The concept of efficiency wages is an old idea, dating back at least to Henry Ford’s introduction of the “five dollar day” in 1914, at a time when the daily wage at manufacturing plants near his Highland Park factory was $2.30. Ford himself called it his finest cost-cutting move, because of the boost to productivity that came as a result.

There’s good reason to think that Jeff Bezos’s $15 per hour will be as successful as Ford’s $5 a day.

The manner in which Amazon announced its $15 wages is likely to boost the productivity gains coming from the wage hikes. How so? Beyond the classic notion of efficiency wages — I work harder because I fear losing a better-paying job — above-market wages can lead to a second productivity gain driven by employees’ innate sense of reciprocity. Research (including our own work) has found that when a company gives unexpected pay increases, workers often reciprocate by working harder than is required (even if they don’t worry about getting fired). And, what better way to signal your good intentions and concern for workers than through a flamboyant public announcement of a substantial pay raise.

Finally, some of Amazon’s high wage PR may be directed at government officials. With a president who has taken to bashing the company and its leader, it can’t hurt to look like the good guy once in a while. And if governments at the state and city-level make good on their pledges to raise the minimum wage locally, Amazon will be paying $15 an hour sometime soon anyway — so why not get out in front of the issue now?

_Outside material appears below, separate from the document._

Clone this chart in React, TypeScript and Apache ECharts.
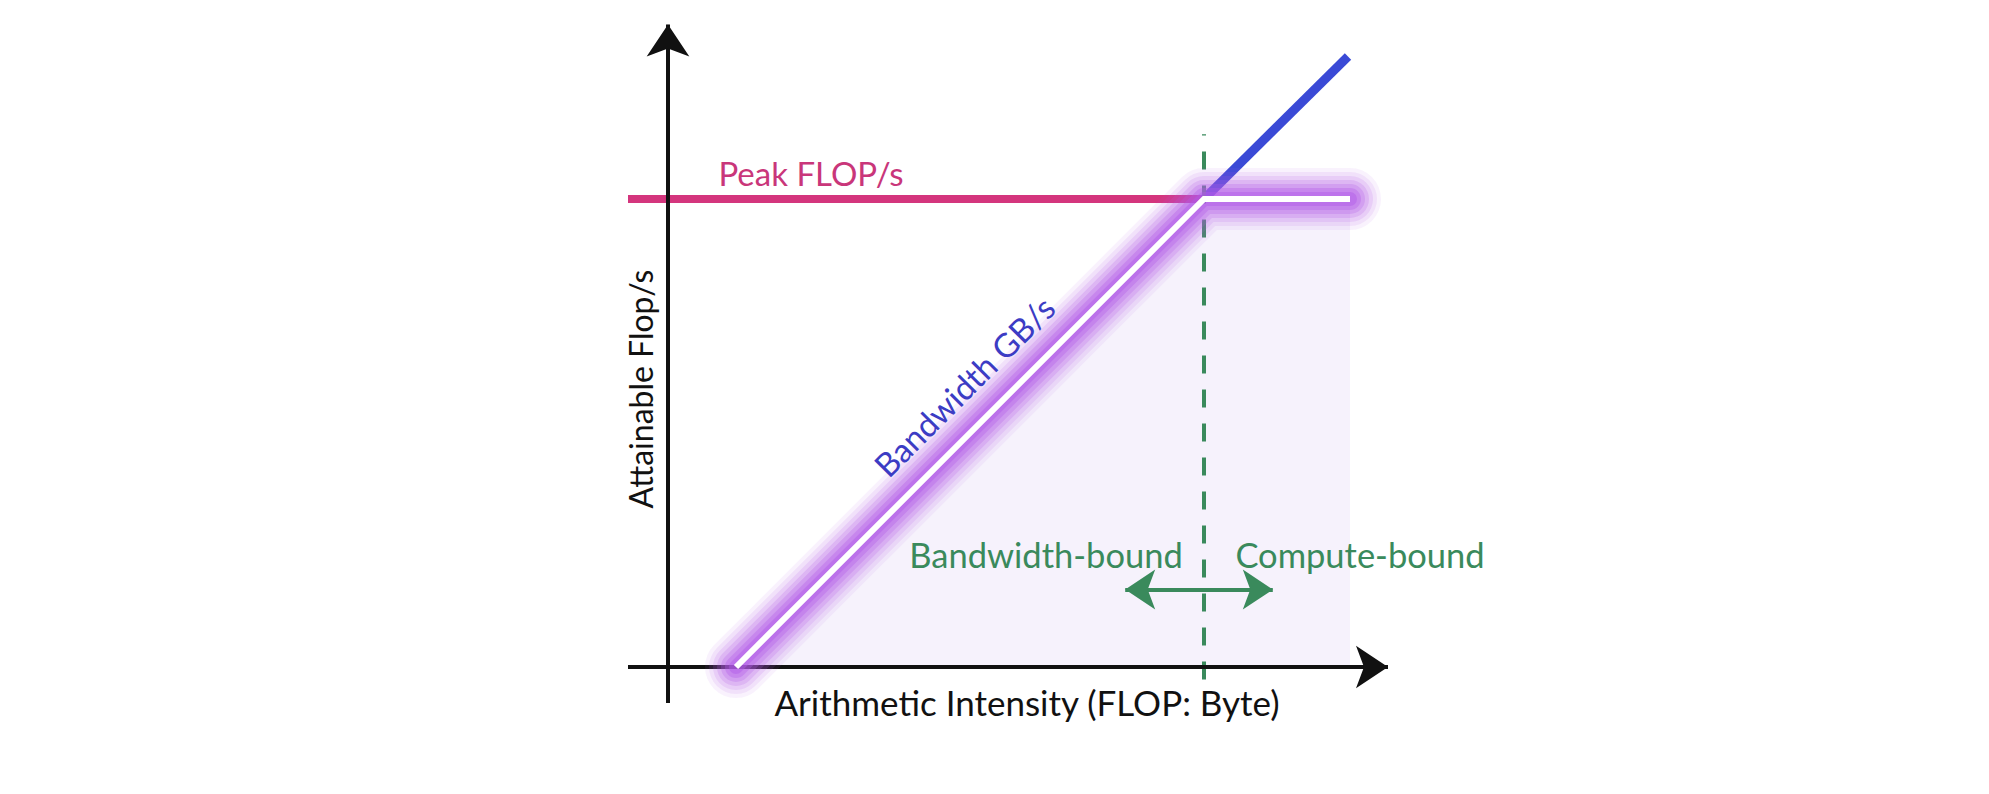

Of course, there remain open questions about the implementation of Amazon’s new plan: Will employee benefits (like annual bonuses) be rolled back to finance the wage increase? Will some contract workers be excluded from it? We hope not, and we hope that Amazon is sincere about meaningfully improving wages for their lower wage workers. Furthermore, the law of unintended consequences being what it is, we’re sure that not even Amazon will anticipate all of the effects of higher wages — one story that followed close on the heels of the announcement described brewing resentment among incumbent Amazon workers that newbies would get the same high wage as more senior employees.

And, to be clear, if increasing wages turns out to be a profitable decision that does not take away from our support for Amazon’s decision. We applaud cases in which companies do right by their employees, the environment, and society in general. And if Amazon ends up making more money as a result, that’s all to the greater good.